━━━ Task inputs

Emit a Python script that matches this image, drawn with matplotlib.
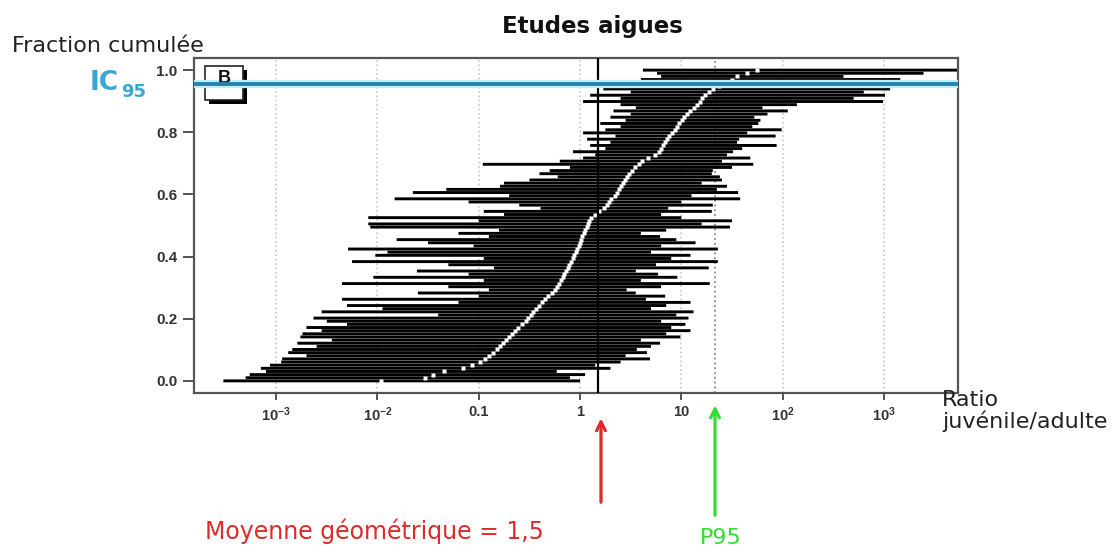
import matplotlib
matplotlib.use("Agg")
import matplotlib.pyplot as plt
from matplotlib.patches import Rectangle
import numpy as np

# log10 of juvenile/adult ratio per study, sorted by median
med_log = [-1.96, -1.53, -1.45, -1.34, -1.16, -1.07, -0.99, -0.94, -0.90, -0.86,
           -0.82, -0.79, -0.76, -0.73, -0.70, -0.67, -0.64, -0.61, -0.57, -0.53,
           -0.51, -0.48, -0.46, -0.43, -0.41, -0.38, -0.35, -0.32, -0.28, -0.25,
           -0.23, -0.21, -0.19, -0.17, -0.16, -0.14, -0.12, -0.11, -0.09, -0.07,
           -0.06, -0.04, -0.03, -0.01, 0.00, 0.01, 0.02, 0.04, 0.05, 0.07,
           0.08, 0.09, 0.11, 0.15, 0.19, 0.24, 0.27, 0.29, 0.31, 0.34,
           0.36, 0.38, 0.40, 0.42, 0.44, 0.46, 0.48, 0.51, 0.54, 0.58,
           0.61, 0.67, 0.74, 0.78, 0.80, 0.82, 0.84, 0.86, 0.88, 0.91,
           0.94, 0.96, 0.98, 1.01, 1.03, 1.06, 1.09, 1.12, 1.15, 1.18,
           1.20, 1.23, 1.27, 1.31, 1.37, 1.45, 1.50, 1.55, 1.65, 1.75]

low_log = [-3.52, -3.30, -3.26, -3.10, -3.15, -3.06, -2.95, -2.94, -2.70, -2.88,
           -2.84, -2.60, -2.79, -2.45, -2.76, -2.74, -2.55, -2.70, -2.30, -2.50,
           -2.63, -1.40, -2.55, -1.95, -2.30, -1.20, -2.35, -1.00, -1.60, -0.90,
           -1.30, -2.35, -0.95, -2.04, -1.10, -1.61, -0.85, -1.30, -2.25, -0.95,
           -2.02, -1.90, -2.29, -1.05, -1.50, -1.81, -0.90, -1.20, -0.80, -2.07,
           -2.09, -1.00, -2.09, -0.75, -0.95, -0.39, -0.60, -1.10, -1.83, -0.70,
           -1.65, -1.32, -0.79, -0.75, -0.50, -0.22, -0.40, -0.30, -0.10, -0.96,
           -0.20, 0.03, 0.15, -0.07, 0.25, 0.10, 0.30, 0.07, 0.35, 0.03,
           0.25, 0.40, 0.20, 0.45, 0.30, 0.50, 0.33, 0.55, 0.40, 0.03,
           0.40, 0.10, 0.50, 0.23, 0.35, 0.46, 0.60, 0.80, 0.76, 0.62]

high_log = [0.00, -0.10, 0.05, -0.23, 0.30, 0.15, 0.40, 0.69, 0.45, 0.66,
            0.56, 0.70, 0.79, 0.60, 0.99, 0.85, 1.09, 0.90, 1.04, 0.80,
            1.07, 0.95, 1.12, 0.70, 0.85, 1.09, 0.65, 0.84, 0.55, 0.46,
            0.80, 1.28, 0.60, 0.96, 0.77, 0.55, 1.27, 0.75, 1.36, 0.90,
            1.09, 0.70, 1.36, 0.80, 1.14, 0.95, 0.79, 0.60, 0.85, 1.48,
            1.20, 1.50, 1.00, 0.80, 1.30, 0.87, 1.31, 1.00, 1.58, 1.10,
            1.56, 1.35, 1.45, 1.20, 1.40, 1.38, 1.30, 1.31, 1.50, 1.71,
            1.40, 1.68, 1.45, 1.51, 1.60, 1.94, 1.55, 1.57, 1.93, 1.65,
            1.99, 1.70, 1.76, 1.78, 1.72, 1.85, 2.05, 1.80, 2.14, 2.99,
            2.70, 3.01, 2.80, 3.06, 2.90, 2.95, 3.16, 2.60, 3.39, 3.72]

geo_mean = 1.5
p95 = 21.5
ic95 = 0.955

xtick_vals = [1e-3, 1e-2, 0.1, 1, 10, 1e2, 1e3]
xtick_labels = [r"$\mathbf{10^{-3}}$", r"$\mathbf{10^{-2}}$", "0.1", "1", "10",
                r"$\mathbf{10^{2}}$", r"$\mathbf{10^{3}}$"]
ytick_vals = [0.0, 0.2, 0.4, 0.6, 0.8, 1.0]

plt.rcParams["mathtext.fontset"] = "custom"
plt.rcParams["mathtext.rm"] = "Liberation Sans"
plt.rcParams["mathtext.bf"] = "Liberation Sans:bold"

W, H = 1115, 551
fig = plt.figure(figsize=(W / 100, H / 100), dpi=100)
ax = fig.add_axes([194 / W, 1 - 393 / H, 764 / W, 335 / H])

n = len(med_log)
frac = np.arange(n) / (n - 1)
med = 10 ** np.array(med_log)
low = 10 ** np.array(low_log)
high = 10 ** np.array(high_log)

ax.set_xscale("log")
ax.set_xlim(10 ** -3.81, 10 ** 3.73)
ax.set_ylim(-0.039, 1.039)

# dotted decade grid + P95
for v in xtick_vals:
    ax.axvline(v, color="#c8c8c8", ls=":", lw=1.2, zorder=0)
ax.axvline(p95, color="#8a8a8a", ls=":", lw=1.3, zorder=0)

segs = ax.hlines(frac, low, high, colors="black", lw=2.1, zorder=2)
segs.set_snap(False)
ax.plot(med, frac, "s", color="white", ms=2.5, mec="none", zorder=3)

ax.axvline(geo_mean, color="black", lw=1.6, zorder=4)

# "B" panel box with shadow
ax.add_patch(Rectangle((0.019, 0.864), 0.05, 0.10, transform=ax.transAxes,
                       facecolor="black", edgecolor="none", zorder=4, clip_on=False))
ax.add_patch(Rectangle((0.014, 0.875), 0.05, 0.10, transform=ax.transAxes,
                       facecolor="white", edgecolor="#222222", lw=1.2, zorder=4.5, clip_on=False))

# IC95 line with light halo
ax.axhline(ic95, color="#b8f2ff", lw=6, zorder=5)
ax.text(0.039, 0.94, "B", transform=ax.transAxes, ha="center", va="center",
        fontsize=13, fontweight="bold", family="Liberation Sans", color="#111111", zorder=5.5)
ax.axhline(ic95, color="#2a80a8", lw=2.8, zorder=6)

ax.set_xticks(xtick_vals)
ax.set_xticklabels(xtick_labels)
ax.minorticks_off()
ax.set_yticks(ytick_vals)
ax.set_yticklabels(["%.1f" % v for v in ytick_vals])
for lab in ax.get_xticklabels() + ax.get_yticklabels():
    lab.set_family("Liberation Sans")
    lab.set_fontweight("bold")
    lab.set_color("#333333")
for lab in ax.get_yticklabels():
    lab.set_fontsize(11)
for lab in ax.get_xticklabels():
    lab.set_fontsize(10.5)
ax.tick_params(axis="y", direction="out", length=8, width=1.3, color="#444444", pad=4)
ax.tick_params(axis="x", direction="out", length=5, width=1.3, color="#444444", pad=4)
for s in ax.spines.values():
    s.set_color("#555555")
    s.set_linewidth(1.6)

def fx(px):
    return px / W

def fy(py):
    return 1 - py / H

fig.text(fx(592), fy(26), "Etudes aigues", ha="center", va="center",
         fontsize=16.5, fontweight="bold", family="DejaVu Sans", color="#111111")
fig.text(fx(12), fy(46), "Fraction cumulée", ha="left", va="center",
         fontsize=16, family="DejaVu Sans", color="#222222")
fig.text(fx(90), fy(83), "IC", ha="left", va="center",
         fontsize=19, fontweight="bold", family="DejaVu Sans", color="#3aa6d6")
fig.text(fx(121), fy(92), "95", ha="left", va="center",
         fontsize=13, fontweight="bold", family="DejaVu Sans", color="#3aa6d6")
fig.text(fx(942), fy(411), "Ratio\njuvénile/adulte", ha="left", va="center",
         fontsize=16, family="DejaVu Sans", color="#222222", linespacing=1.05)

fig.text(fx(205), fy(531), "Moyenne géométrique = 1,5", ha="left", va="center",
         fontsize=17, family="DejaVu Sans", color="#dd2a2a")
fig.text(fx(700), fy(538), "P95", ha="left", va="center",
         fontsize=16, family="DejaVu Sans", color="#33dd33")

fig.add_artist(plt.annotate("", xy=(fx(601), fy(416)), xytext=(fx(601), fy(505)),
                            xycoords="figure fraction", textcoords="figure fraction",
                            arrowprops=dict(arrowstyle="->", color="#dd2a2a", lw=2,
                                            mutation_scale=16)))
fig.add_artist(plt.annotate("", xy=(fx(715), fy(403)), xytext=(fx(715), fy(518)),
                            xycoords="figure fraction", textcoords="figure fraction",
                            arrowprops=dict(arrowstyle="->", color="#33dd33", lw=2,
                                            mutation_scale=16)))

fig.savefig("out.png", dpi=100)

━━━━━━
━━━ Task inputs

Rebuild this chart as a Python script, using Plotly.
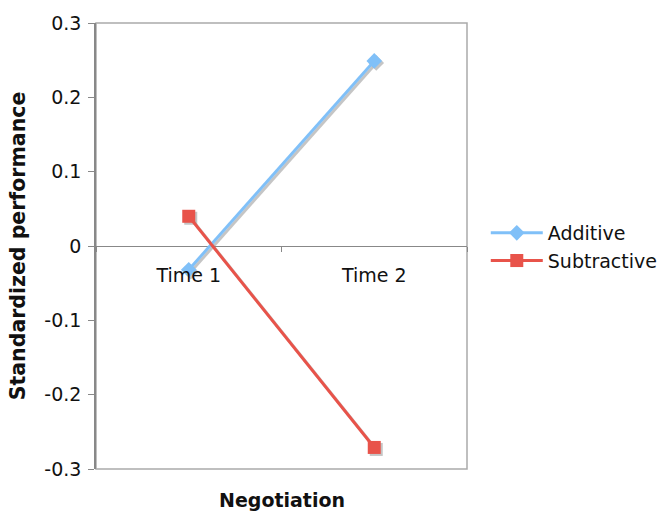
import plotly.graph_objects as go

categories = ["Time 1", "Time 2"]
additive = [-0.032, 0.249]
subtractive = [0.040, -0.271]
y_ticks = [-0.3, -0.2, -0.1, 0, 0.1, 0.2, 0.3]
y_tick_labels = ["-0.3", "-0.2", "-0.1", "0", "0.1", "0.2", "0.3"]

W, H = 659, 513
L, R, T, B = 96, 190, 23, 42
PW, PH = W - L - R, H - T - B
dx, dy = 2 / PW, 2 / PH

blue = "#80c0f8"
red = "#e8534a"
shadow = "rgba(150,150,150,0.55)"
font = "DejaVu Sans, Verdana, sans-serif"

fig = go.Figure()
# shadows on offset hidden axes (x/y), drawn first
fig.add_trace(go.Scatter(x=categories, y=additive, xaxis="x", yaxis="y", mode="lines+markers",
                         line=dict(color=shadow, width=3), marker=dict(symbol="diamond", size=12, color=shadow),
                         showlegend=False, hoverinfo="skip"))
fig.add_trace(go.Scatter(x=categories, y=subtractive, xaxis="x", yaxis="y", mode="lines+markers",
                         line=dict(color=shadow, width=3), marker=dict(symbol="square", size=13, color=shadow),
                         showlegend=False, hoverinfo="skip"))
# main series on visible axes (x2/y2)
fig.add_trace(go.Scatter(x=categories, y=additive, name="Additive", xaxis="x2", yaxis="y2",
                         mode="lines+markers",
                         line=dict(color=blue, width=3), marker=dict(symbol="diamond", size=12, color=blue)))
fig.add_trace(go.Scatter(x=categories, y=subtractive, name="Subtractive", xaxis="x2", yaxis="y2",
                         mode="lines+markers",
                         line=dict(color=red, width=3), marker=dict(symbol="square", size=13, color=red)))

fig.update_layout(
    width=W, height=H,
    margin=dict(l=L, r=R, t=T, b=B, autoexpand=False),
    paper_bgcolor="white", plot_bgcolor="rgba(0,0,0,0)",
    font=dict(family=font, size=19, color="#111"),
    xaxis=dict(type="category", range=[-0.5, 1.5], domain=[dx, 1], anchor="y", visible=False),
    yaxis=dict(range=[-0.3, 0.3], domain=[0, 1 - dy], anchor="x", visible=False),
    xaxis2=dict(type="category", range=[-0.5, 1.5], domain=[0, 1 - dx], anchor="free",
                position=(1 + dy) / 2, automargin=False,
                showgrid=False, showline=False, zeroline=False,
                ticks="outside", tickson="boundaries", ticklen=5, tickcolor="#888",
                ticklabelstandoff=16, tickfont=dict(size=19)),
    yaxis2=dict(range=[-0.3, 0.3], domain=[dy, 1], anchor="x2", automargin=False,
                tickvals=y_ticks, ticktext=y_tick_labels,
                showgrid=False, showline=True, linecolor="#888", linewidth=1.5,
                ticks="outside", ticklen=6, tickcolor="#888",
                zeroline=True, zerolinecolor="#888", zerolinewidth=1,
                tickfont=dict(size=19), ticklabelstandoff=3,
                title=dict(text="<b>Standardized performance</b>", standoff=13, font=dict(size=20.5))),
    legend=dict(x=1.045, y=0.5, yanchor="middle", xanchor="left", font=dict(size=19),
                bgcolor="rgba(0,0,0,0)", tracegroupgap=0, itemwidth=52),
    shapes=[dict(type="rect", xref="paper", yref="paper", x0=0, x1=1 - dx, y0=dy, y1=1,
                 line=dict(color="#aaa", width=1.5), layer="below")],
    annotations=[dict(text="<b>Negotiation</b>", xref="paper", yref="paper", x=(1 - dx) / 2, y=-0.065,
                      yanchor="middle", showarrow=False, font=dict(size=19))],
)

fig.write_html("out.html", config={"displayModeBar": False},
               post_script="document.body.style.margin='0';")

━━━━━━
━━━ Task inputs

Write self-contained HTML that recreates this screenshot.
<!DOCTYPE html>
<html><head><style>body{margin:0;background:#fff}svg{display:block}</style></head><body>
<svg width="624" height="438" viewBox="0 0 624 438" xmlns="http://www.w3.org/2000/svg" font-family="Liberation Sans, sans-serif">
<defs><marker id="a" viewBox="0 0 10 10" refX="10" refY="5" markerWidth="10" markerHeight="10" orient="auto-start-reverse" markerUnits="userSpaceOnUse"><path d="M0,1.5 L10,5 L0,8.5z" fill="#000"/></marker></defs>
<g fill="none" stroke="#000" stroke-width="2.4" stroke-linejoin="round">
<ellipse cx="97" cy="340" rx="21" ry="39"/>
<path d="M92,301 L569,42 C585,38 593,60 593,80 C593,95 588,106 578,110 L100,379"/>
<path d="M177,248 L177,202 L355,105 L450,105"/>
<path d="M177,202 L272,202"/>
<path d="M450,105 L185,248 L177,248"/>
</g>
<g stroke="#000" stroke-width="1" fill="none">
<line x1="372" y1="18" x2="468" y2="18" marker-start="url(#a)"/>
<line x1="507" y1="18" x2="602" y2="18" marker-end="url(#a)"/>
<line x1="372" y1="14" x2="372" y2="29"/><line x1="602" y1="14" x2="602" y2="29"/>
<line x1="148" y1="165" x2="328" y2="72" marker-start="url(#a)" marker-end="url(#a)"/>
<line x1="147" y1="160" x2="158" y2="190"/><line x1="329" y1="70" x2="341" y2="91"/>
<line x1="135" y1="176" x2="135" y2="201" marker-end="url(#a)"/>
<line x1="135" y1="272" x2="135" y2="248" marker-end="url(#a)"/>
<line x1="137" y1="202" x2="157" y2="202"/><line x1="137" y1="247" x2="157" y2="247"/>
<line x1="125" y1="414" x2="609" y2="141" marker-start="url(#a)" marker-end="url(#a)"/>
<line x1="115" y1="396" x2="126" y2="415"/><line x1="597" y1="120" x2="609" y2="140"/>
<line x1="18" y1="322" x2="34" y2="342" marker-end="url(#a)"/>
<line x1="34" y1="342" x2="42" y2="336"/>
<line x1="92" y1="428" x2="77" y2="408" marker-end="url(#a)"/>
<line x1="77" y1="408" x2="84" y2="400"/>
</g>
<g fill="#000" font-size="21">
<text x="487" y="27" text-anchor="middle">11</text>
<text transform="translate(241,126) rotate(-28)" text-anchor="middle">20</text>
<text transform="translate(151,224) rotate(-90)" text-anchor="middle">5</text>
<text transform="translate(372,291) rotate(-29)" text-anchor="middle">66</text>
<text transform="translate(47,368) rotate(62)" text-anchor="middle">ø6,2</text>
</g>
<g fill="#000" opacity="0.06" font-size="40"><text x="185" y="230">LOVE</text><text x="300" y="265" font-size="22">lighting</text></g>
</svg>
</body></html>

━━━━━━

In the records above, find each line holding "drawn" and copy it.

▶ **Completed exercise**
Emit a Python script that matches this image, drawn with matplotlib.
# shadows on offset hidden axes (x/y), drawn first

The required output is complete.